Manmademan
Member
A lot of the truly "Nintendo hard" games were that way because of bugs, shitty controls, and bad design. Most of the better games from that era- the Mario games, Zelda games, etc- weren't that hard relative to their modern counterparts.
There's another angle to the "games were short so difficulty was upped to inflate playtime" answer- as games got longer in later eras, the ability to save your progress became more of a requirement, which naturally took away one of the major causes of the difficulty of older games- that if you failed too much, you'd eventually burn through all of your lives and continues and be forced to start over from the beginning. A save system places a limit on how far back a game can send you when you fail, so when you're stuck on one part you can spend more time working on that part and less time getting back to that part.

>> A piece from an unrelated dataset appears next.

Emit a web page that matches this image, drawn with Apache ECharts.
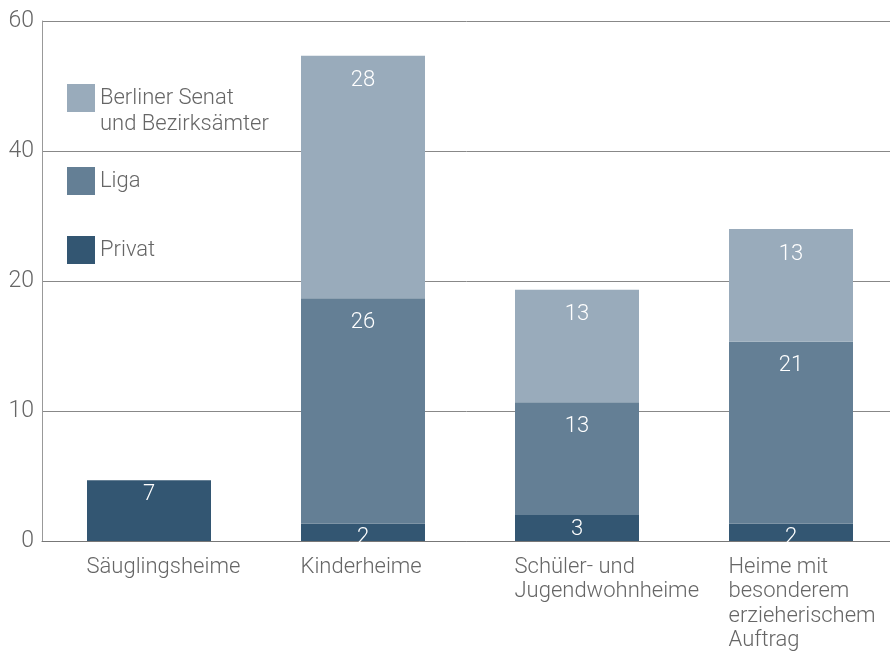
<!DOCTYPE html>
<html>
<head>
<meta charset="utf-8">
<script src="https://cdn.jsdelivr.net/npm/echarts@6/dist/echarts.min.js"></script>
<style>
  html, body { margin: 0; padding: 0; background: #fff; }
  #chart { width: 890px; height: 660px; }
</style>
</head>
<body>
<div id="chart"></div>
<script>
const categories = [
  "Säuglingsheime",
  "Kinderheime",
  "Schüler- und\nJugendwohnheime",
  "Heime mit\nbesonderem\nerzieherischem\nAuftrag",
];
const privat = [7, 2, 3, 2];
const liga = [null, 26, 13, 21];
const senat = [null, 28, 13, 13];
// the printed axis labels (the scale itself runs 0..60 in steps of 15)
const yTickLabels = ["0", "10", "20", "40", "60"];

const FONT = "Roboto";
const colors = {
  senat: "#99abbb",
  liga: "#647f95",
  privat: "#335672",
};

const chart = echarts.init(document.getElementById("chart"));

const barLabel = (dist) => ({
  show: true,
  position: "insideTop",
  distance: dist,
  color: "#fff",
  fontFamily: FONT,
  fontWeight: 300,
  fontSize: 22,
});

const legendText = {
  color: "#666",
  fontFamily: FONT,
  fontWeight: 300,
  fontSize: 22,
  lineHeight: 26,
};

const legendBase = {
  left: 62,
  itemWidth: 28,
  itemHeight: 28,
  itemGap: 11,
  icon: "rect",
  selectedMode: false,
  textStyle: legendText,
};

const option = {
  animation: false,
  // plot runs a little past the right edge, like the original
  grid: { left: 42, right: -8, top: 21, bottom: 119, outerBoundsMode: "none" },
  legend: [
    Object.assign({}, legendBase, {
      top: 54,
      data: ["Berliner Senat\nund Bezirksämter"],
      // blank first line so "Berliner Senat" sits level with the square
      formatter: (name) => " \n" + name,
    }),
    Object.assign({}, legendBase, { top: 162, data: ["Liga"] }),
    Object.assign({}, legendBase, { top: 231, data: ["Privat"] }),
  ],
  xAxis: {
    type: "category",
    data: categories,
    axisLine: { show: true, lineStyle: { color: "#777", width: 1 } },
    axisTick: { show: false },
    axisLabel: {
      interval: 0,
      margin: 14,
      align: "center",
      formatter: (v) => v.split("\n").map((s) => "{a|" + s + "}").join("\n"),
      rich: {
        a: {
          width: 125,
          align: "left",
          color: "#666",
          fontFamily: FONT,
          fontWeight: 300,
          fontSize: 22,
          lineHeight: 24.5,
        },
      },
    },
  },
  yAxis: {
    type: "value",
    min: 0,
    max: 60,
    interval: 15,
    axisLine: { show: true, lineStyle: { color: "#999", width: 1 } },
    axisTick: { show: false },
    splitLine: { lineStyle: { color: "#888", width: 1 } },
    axisLabel: {
      margin: 8,
      color: "#666",
      fontFamily: FONT,
      fontWeight: 300,
      fontSize: 23,
      formatter: (v) => yTickLabels[Math.round(v / 15)],
    },
  },
  series: [
    {
      name: "Privat",
      type: "bar",
      stack: "a",
      barWidth: 124,
      data: privat,
      itemStyle: { color: colors.privat },
      label: barLabel(3),
    },
    {
      name: "Liga",
      type: "bar",
      stack: "a",
      data: liga,
      itemStyle: { color: colors.liga },
      label: barLabel(13),
    },
    {
      name: "Berliner Senat\nund Bezirksämter",
      type: "bar",
      stack: "a",
      data: senat,
      itemStyle: { color: colors.senat },
      label: barLabel(14),
    },
  ],
};

chart.setOption(option);
</script>
</body>
</html>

Citation clearly needed here. There were plenty of games with good design that were just hard as fuck because that's the way the game was. Not "bad design", just hard.
Even SMB (yes, the first one) is pretty tough to get through without using warp zones. Zelda II isn't exactly easy either.
What about Solomon's Key? Abadox? Bayou Billy? Double Dragon III? Mega Man? Ghosts N Goblins? no one in their right mind thinks these were badly designed.
Edit: the hardest NES game I ever FINISHED was probably Milon's Secret Castle- someone just gave me that one as a naked cartridge and i had no idea what the hell was going on. The game design is just bizarre.